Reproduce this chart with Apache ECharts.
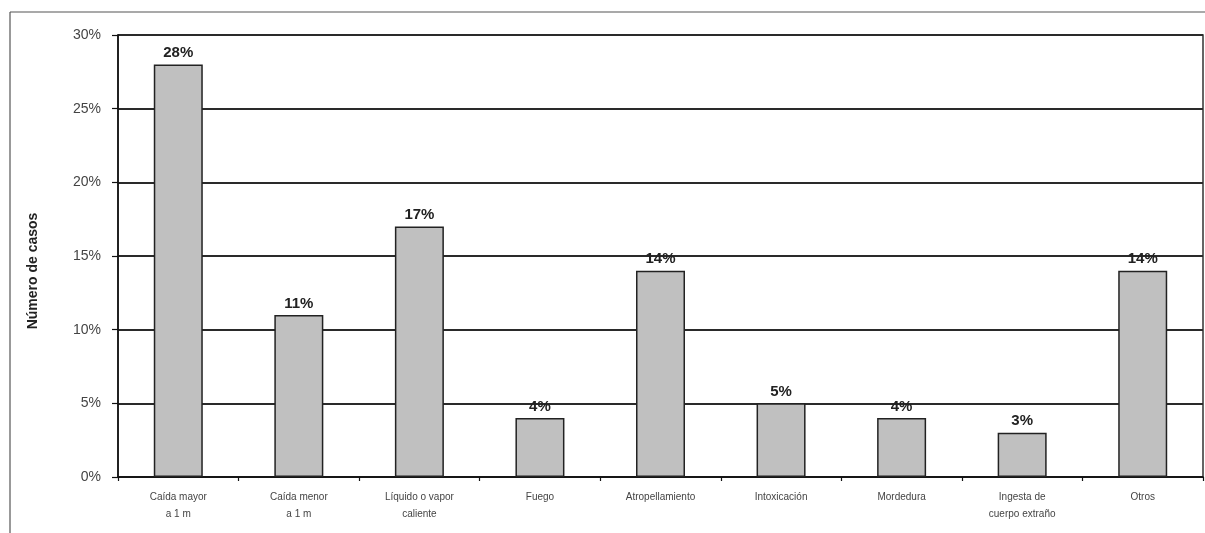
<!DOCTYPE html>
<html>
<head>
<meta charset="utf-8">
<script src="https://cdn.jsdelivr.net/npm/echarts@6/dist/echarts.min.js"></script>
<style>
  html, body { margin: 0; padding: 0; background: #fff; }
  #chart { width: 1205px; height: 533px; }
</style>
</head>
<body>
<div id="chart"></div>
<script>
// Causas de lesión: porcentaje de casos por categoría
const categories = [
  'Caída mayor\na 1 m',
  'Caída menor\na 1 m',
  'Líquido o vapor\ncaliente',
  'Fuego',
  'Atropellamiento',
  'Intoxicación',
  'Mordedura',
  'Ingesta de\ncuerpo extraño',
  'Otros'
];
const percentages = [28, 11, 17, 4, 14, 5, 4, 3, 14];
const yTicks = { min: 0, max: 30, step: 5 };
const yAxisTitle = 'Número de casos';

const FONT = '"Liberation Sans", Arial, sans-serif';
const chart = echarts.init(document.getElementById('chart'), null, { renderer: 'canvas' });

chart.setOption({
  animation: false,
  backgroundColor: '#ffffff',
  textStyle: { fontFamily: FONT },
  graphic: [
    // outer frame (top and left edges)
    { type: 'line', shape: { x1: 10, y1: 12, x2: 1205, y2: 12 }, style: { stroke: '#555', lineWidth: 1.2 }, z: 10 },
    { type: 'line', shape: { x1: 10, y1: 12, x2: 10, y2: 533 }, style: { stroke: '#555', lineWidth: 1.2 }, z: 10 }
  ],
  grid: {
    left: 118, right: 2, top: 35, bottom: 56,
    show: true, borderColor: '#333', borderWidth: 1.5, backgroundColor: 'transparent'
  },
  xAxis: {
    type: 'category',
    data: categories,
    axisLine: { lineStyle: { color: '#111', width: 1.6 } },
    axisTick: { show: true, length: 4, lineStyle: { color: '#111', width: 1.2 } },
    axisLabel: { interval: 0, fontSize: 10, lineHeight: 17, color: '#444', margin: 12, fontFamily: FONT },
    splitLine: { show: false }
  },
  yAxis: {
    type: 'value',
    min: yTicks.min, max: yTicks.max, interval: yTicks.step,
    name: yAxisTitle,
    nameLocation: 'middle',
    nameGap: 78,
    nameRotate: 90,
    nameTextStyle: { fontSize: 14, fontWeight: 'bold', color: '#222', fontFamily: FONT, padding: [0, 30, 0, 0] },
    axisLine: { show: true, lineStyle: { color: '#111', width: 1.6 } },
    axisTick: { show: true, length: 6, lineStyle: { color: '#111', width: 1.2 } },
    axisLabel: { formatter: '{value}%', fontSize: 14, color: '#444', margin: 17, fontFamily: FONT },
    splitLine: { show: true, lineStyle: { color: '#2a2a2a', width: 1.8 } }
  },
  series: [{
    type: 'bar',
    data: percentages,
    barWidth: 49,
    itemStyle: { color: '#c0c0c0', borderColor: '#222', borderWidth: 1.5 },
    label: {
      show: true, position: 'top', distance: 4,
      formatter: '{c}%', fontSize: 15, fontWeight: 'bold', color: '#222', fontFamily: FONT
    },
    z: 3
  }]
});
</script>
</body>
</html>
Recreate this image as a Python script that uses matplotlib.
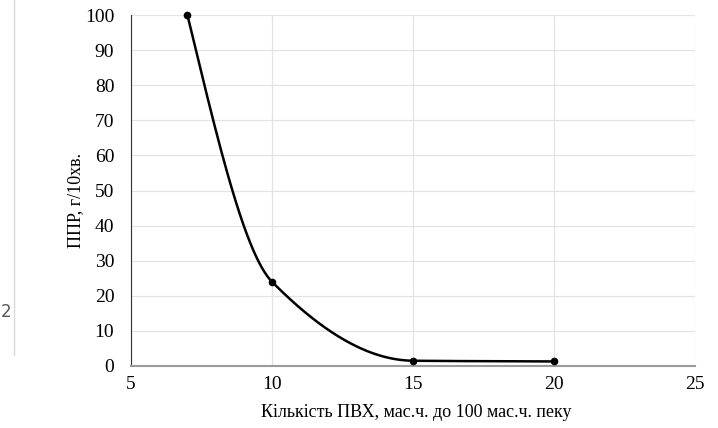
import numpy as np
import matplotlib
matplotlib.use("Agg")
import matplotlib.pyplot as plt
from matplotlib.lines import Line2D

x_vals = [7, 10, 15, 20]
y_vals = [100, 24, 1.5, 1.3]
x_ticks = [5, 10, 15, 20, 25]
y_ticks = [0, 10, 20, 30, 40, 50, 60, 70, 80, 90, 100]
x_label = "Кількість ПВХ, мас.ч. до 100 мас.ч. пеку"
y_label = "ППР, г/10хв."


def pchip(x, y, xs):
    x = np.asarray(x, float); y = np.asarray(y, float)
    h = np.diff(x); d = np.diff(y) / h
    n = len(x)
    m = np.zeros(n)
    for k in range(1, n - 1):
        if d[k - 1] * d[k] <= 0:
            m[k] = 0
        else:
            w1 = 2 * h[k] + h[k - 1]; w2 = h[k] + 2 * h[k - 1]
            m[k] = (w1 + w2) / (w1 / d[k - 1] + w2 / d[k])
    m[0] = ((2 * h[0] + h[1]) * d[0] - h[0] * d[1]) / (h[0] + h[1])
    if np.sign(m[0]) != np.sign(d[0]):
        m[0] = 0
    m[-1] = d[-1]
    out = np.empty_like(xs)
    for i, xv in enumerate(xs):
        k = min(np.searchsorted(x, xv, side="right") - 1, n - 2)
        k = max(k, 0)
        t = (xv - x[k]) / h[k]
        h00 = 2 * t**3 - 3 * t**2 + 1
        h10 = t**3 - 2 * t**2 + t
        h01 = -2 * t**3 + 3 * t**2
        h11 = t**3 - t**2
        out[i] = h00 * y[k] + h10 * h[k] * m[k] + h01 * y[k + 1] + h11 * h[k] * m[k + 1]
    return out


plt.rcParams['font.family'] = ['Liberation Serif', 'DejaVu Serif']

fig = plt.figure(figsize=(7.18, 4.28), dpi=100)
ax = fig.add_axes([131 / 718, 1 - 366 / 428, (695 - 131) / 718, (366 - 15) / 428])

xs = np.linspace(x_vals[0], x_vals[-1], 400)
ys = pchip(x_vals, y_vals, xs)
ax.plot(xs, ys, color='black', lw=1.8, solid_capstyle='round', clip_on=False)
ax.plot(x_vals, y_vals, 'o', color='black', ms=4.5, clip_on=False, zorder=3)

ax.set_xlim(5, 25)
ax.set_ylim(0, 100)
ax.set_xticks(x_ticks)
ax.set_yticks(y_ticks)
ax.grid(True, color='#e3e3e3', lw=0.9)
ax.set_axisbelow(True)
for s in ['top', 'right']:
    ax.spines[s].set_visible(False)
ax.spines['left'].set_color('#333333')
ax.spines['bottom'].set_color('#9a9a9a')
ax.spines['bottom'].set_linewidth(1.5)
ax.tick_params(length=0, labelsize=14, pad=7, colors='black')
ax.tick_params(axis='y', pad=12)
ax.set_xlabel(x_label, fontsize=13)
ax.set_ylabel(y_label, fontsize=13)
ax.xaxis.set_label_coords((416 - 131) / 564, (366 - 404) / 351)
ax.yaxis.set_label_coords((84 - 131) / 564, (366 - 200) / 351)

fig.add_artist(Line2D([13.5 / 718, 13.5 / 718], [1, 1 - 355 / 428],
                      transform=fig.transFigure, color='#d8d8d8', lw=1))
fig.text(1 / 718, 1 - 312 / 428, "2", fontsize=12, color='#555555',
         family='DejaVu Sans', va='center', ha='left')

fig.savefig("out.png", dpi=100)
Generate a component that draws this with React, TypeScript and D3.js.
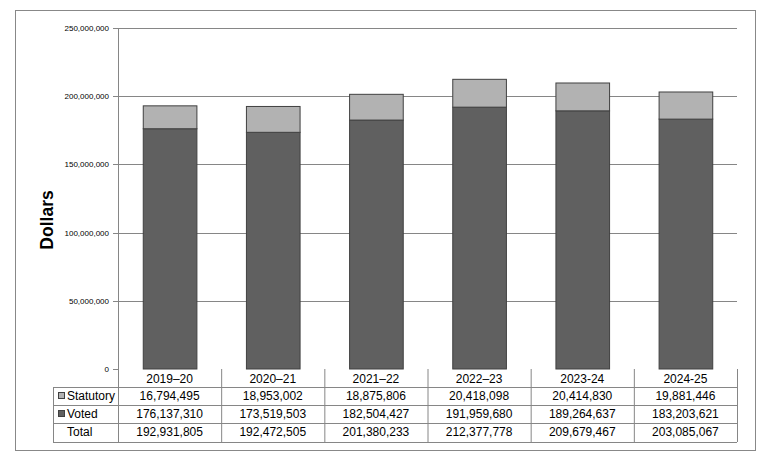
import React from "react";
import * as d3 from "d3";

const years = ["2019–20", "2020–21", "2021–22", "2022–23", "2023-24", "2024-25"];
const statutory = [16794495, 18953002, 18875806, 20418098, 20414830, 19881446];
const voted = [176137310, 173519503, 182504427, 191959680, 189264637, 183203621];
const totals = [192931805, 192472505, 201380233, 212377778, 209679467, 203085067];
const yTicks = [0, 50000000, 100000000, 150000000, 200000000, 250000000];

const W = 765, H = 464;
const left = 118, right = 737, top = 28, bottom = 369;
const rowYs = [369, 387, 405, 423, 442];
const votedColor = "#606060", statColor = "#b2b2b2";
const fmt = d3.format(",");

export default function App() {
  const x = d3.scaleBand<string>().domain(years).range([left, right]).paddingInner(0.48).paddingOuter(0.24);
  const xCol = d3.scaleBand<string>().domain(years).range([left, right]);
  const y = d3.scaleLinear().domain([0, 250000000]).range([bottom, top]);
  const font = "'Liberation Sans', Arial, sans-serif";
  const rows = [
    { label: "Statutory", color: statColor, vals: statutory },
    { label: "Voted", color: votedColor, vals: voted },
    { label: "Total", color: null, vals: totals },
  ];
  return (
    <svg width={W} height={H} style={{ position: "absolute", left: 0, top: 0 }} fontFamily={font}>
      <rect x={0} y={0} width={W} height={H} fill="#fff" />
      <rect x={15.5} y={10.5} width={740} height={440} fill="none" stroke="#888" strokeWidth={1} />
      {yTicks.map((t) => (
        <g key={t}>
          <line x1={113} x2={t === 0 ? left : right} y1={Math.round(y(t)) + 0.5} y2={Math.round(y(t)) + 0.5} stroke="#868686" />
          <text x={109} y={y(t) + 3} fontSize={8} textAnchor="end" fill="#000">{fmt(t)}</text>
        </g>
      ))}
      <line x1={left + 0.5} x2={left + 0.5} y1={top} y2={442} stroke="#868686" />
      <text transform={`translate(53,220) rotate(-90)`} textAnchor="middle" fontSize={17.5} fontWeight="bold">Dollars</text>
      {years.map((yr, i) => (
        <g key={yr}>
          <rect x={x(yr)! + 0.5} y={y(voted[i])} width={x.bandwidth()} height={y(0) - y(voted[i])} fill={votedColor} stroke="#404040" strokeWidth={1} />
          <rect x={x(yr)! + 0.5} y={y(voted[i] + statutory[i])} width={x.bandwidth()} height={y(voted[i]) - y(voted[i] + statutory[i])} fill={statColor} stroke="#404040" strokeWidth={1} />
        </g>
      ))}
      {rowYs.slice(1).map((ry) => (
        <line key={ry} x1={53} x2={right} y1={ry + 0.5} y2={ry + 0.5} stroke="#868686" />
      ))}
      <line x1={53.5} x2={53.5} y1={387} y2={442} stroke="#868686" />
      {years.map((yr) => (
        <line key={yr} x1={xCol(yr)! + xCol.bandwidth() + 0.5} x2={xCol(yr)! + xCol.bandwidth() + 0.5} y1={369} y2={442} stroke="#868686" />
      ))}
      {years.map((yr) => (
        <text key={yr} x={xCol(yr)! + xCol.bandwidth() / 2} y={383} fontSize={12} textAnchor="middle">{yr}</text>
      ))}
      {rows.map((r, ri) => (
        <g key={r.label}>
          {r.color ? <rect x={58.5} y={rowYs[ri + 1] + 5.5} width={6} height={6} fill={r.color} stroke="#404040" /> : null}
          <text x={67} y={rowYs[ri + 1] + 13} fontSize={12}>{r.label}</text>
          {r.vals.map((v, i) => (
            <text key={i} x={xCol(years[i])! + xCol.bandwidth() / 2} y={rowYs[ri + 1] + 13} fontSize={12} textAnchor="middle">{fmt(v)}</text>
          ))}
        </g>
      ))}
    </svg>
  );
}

★ ★ ★ ★ ★ ★ ★

Given task |
The lines to reproduce run from the one above containing "Recreate this image" through the one containing "from matplotlib.lines import Line2D". Copy them exactly and leave out all pictures.

Expected output |
Recreate this image as a Python script that uses matplotlib.
import numpy as np
import matplotlib
matplotlib.use("Agg")
import matplotlib.pyplot as plt
from matplotlib.lines import Line2D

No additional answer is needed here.